In (1) Tafadzwa Sakarombe N.O. (2) Wonder Simuka v Montana Carswell Meats (Private) Limited SC 44/20 the Supreme Court considered the provisions of S.I. 15/06 and I think settled the position.  The Supreme Court at page 17 of the cyclostyled judge held that:

“[41] …”It seems to me that S8(6) of the Model Code of Conduct appears to be out of sync with the whole section.  It seems to suggest that a party aggrieved by a decision or manner in which an appeal has been conducted has a right of appeal to a labour officer in terms of S93 of the Act.  To my mind this is obviously incorrect, if regard is had to the wording of S93.  The powers bestowed upon a labour officer under the section are confined to disputes related to unfair labour practices or unfair dismissal.  A reference under S8(6) cannot be defined as relating to either an unfair labour practice or unfair dismissal.”…

The Supreme Court continued and at paragraph 48 and 49 stated as follows:

“[48]	The provisions of S8(6) and (7) of the Model Code of Conduct must be read together with the Act under which the statutory instrument was promulgated.  Where the Code conflicts with any provision of the Act, it stands to reason that the provisions of the Act must prevail.  Section 2A (3) provides that the Act shall prevail over any enactment which is in consistent with it.

…

[49]	In my view, the principle emerging from all the authorities referred to above can be summarized by the statement to the effect that a labour officer does not have any jurisdiction under S93 to entertain a matter once a determination on the merits has been made through a disciplinary process under a registered code of conduct”…  (Emphasis added).

The regis  tered code of conduct being referred to above is S.I. 15/06.  Thus, like in any matter, where, proceedings would have determined in terms of a registered code of conduct, a labour officer where a determination has been made in terms of S.I. 15/06, has no jurisdiction to deal with the matter.  So quite apart from the fact that the employer being within their rights in terms of the circumstances at the workplace, to appoint or not appoint an Appeals Officer, they are free to approach the Labour Court.  This is so because a determination made in terms of S.I. 15/06 would have been made in terms of a Code of Conduct.

In Willmore Makumire v Minister of Public Service Labour and Social Welfare and Another CCZ 1/2020 the Supreme Court interpreted the import of s8 of S.I. 15 /06 as follows:

‘... that provision does not provide for appeals against decisions in disciplinary hearings conducted under section 6 of the Code of Conduct.’

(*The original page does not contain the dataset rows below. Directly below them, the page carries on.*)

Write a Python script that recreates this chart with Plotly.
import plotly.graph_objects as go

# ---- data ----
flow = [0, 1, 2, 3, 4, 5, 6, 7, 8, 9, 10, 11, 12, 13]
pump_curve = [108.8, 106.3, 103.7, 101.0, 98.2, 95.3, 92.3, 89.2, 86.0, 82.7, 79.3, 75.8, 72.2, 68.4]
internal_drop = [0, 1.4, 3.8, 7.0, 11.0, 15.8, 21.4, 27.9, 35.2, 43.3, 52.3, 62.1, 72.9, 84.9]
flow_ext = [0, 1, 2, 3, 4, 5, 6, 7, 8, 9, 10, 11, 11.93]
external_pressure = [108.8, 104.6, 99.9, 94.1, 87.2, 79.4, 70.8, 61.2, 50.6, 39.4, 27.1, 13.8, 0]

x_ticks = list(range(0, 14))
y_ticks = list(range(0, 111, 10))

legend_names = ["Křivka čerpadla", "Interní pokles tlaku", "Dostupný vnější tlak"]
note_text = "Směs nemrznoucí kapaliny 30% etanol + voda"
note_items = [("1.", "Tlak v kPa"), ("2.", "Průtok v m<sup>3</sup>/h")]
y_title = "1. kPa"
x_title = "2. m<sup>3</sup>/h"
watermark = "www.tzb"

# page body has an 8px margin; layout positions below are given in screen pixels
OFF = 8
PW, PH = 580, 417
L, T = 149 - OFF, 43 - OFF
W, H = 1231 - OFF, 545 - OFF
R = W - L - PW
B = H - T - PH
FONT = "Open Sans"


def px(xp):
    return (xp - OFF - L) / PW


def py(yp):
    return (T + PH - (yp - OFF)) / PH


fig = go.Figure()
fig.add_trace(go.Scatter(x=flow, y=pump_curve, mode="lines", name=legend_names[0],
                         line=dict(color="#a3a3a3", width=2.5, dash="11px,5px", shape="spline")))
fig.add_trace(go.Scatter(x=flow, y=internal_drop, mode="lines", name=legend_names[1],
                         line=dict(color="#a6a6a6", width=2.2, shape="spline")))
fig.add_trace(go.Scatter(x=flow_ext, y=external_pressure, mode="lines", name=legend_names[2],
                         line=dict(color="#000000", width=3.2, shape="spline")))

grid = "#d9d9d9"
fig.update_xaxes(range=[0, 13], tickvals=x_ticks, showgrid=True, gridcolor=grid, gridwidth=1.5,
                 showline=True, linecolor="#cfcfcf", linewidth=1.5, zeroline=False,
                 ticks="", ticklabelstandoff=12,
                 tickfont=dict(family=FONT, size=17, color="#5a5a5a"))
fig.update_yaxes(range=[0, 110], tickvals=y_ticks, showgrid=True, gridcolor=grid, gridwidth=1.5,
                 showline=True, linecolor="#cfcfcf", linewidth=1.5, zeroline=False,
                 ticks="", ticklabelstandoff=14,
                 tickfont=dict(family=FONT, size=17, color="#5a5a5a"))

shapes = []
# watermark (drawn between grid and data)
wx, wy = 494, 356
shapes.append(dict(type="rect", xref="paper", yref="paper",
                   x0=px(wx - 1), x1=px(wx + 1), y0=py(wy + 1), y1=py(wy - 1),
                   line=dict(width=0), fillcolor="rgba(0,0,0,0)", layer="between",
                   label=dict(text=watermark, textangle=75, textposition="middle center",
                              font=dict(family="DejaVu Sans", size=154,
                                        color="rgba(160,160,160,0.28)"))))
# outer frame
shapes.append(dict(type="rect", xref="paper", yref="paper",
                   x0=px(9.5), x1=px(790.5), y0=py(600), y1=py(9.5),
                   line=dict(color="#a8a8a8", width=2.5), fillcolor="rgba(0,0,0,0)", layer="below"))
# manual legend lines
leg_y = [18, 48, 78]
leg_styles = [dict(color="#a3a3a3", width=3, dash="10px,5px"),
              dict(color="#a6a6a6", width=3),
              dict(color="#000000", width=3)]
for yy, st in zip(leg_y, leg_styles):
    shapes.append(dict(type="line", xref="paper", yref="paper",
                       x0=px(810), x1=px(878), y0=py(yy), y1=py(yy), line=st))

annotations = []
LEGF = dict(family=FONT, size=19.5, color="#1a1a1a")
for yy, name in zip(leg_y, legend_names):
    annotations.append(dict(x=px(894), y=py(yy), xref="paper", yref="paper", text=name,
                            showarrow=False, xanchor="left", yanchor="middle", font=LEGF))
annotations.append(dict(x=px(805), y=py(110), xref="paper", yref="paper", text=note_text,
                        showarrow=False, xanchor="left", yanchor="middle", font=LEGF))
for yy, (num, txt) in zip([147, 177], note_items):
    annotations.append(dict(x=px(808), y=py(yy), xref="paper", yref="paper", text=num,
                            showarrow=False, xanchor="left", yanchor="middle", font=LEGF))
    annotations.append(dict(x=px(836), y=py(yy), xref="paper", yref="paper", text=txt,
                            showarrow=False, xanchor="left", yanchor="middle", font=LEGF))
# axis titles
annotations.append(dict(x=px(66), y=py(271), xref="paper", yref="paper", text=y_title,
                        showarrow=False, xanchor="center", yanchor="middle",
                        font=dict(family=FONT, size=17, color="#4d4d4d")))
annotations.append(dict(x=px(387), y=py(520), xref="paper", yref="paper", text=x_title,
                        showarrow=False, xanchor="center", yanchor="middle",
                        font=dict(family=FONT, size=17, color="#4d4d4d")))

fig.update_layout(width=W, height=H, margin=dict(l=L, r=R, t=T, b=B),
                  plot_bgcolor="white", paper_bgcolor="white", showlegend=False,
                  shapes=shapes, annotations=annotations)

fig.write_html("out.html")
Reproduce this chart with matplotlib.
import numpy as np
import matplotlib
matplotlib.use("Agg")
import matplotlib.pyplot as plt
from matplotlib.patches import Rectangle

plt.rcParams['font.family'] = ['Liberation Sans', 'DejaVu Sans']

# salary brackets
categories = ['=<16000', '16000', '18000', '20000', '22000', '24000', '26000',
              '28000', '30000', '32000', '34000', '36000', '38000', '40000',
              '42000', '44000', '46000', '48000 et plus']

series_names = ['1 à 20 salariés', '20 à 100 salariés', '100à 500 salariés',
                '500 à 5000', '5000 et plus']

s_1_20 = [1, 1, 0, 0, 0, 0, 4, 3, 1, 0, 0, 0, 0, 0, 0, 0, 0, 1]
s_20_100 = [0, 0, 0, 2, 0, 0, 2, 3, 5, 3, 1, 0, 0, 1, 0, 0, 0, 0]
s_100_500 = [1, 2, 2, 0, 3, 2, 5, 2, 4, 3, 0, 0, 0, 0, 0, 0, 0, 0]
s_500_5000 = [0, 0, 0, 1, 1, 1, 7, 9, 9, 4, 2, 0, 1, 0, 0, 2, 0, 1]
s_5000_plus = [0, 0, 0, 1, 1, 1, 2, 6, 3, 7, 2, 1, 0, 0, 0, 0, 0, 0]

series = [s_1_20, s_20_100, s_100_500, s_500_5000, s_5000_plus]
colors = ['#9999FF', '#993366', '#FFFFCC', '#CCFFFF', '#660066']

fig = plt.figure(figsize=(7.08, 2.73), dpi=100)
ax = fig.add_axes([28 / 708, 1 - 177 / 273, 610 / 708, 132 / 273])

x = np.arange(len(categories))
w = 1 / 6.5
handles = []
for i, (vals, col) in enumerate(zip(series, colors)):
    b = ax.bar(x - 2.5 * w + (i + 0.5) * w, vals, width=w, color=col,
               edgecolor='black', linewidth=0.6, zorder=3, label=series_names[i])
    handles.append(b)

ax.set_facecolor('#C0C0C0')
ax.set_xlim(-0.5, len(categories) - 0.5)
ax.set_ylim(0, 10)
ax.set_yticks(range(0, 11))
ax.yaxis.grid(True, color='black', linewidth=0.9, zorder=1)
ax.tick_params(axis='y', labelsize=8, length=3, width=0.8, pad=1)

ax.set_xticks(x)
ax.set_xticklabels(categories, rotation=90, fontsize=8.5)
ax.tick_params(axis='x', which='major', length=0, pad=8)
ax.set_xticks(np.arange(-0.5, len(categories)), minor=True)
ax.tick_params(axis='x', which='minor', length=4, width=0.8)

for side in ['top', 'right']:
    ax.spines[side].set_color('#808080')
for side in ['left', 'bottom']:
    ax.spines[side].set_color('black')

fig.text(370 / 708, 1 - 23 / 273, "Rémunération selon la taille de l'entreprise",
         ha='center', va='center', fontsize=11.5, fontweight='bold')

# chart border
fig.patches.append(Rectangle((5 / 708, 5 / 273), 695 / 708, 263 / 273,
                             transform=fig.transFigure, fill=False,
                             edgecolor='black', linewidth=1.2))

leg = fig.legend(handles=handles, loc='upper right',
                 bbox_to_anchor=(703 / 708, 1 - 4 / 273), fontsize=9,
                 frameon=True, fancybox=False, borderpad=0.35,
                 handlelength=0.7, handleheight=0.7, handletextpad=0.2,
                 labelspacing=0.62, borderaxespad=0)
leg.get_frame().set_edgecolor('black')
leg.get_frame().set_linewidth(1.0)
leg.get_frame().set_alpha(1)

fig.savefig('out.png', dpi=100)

In the present matter the respondent allegedly violated some provisions of s4 of S.I. 15/06 Disciplinary proceedings were conducted under s6 of the same statutory instrument .It is after this process that the Makumire case (above) directs parties to this Court. I respectfully accept the guidance from the Chief Justice in the Makumire case. I there agree with Mr Tsivama that the matter is properly before the Court. Consequently I find that the is no merit in the second preliminary issue. It too must fail.

In view of the foregoing it is ordered that the preliminary issues raised on behalf of the respondent be and are hereby dismissed.

MESSERS SAWYER AND MKUSHI, Appellant’s Legal Practitioners.

MESSERS DZIMBA, JARAVAZA AND ASSOCIATES, Respondent’s Legal Practitioners.